> [The task]:
From the first line of the data below through the line bearing "const lineEnd = 597;", reproduce each line exactly; do not include pictures.
* begin Data supplied *
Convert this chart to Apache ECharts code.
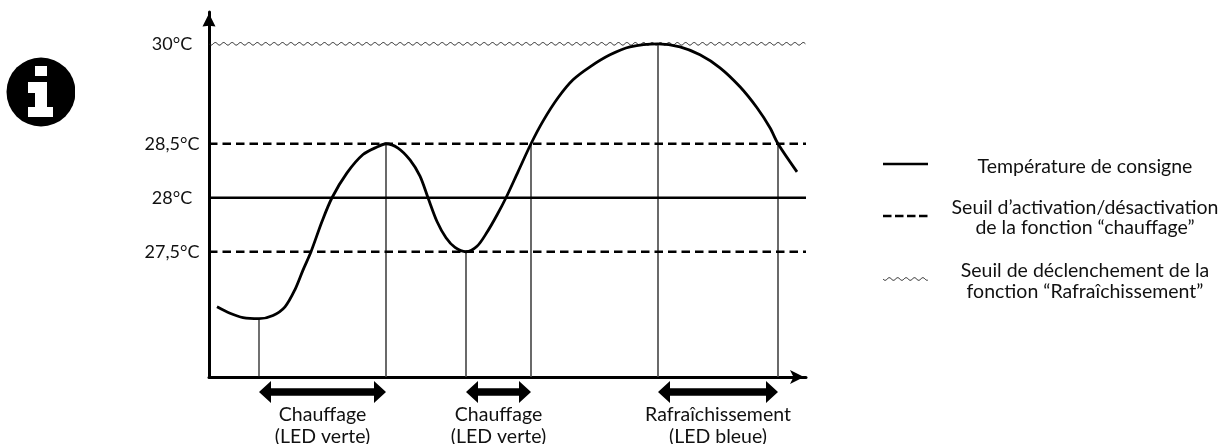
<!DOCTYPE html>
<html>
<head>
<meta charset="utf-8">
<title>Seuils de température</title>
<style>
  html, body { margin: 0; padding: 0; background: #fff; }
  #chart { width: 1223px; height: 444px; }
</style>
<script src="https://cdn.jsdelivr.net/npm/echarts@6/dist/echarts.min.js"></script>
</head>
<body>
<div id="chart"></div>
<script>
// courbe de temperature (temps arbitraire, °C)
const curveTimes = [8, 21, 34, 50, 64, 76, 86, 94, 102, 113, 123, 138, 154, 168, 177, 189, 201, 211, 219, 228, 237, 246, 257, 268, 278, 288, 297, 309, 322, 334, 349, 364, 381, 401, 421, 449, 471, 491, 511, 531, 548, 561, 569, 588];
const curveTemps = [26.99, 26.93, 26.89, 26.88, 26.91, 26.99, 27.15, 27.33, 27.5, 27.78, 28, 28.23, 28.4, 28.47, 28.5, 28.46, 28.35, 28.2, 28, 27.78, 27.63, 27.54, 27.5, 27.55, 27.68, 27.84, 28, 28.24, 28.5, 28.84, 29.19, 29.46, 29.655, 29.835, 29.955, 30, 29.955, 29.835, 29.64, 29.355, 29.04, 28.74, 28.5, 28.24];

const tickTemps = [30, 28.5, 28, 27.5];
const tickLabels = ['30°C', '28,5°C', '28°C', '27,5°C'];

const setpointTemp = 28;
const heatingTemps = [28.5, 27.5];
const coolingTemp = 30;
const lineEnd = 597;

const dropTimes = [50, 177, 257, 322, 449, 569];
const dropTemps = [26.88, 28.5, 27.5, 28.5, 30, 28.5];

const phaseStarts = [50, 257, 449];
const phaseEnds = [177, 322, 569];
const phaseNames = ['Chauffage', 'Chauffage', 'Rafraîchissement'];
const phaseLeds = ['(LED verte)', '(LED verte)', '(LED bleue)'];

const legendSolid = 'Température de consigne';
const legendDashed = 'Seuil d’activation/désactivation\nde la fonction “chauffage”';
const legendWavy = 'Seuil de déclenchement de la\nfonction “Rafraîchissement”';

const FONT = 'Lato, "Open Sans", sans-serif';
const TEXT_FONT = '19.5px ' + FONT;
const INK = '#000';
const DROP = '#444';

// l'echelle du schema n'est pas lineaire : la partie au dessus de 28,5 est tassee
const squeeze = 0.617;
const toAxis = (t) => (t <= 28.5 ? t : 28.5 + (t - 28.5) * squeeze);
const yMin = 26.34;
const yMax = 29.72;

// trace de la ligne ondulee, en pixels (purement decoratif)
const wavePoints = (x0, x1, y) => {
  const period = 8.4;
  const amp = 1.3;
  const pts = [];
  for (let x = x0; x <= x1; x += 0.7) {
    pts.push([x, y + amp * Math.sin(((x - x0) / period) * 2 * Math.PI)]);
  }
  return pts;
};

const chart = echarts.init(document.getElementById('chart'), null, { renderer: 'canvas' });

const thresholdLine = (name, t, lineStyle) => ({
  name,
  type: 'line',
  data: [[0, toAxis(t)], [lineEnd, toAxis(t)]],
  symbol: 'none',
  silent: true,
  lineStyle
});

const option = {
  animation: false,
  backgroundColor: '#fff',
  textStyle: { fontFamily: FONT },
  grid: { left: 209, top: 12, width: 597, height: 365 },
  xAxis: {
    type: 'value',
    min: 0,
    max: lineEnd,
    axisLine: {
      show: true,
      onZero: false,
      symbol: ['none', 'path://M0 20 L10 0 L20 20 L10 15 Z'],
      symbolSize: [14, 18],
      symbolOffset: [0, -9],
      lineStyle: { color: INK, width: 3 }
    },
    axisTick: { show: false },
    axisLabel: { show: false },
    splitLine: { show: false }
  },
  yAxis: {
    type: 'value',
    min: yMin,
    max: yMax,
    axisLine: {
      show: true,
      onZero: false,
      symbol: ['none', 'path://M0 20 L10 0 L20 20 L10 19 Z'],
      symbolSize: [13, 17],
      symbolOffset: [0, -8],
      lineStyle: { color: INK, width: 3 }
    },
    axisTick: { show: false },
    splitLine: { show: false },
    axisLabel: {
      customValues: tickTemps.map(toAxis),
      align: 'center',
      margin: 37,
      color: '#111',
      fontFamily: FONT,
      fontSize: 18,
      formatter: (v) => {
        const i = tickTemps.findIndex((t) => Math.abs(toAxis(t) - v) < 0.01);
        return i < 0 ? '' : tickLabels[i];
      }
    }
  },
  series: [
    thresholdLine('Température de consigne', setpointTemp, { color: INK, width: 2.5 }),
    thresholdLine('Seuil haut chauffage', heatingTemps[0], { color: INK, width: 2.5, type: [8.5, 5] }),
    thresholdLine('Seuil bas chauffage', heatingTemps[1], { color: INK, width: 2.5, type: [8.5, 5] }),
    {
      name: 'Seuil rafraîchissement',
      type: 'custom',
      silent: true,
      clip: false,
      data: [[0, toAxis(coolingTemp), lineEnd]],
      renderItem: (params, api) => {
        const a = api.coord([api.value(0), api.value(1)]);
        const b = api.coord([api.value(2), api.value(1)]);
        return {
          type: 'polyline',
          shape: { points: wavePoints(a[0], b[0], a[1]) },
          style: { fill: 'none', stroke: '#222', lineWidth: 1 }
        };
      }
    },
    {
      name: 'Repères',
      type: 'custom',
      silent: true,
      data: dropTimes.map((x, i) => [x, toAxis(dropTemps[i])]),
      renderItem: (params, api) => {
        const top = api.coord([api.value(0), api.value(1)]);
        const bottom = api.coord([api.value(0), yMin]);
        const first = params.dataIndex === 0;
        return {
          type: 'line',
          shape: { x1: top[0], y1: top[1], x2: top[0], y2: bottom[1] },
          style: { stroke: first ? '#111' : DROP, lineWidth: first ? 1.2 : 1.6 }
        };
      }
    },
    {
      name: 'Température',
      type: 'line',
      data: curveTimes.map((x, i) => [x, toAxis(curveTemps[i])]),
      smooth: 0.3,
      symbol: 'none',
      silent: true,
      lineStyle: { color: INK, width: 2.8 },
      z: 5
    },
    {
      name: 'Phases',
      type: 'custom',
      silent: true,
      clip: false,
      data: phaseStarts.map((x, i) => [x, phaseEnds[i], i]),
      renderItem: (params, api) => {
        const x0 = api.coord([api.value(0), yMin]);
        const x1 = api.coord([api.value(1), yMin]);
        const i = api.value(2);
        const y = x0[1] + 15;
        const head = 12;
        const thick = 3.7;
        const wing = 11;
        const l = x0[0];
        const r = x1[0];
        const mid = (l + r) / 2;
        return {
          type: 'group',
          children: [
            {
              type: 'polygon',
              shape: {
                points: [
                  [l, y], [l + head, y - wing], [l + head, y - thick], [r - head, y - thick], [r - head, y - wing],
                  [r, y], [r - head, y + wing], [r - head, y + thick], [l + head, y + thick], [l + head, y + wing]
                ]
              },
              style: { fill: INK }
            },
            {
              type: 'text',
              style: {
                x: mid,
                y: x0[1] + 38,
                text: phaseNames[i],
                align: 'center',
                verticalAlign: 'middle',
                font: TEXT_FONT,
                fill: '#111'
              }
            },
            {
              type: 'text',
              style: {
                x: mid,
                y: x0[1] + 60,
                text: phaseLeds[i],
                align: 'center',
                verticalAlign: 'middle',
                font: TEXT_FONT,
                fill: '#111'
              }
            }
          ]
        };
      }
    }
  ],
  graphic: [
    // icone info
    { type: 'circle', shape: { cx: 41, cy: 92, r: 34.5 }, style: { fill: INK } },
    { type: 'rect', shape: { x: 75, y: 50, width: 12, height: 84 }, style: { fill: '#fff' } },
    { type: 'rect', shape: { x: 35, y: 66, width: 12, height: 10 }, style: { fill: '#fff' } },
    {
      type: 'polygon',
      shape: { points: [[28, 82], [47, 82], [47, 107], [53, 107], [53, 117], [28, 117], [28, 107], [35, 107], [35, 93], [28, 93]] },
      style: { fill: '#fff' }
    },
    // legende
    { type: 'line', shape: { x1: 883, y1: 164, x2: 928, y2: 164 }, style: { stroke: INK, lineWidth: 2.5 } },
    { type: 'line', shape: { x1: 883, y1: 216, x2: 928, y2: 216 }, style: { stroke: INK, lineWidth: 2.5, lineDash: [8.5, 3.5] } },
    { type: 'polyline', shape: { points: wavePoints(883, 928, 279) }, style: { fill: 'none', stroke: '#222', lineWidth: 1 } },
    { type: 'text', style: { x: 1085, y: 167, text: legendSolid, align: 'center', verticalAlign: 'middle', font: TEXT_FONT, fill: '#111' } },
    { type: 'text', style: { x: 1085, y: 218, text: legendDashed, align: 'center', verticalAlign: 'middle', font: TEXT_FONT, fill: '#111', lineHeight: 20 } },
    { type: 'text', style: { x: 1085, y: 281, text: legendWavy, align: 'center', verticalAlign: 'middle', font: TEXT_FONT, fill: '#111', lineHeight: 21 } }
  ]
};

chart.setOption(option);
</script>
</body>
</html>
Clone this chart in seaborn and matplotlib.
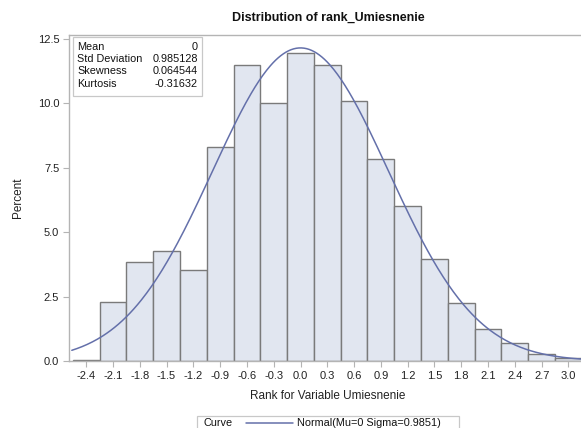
* end Data supplied *
> [Solution]:
Convert this chart to Apache ECharts code.
<!DOCTYPE html>
<html>
<head>
<meta charset="utf-8">
<title>Seuils de température</title>
<style>
  html, body { margin: 0; padding: 0; background: #fff; }
  #chart { width: 1223px; height: 444px; }
</style>
<script src="https://cdn.jsdelivr.net/npm/echarts@6/dist/echarts.min.js"></script>
</head>
<body>
<div id="chart"></div>
<script>
// courbe de temperature (temps arbitraire, °C)
const curveTimes = [8, 21, 34, 50, 64, 76, 86, 94, 102, 113, 123, 138, 154, 168, 177, 189, 201, 211, 219, 228, 237, 246, 257, 268, 278, 288, 297, 309, 322, 334, 349, 364, 381, 401, 421, 449, 471, 491, 511, 531, 548, 561, 569, 588];
const curveTemps = [26.99, 26.93, 26.89, 26.88, 26.91, 26.99, 27.15, 27.33, 27.5, 27.78, 28, 28.23, 28.4, 28.47, 28.5, 28.46, 28.35, 28.2, 28, 27.78, 27.63, 27.54, 27.5, 27.55, 27.68, 27.84, 28, 28.24, 28.5, 28.84, 29.19, 29.46, 29.655, 29.835, 29.955, 30, 29.955, 29.835, 29.64, 29.355, 29.04, 28.74, 28.5, 28.24];

const tickTemps = [30, 28.5, 28, 27.5];
const tickLabels = ['30°C', '28,5°C', '28°C', '27,5°C'];

const setpointTemp = 28;
const heatingTemps = [28.5, 27.5];
const coolingTemp = 30;
const lineEnd = 597;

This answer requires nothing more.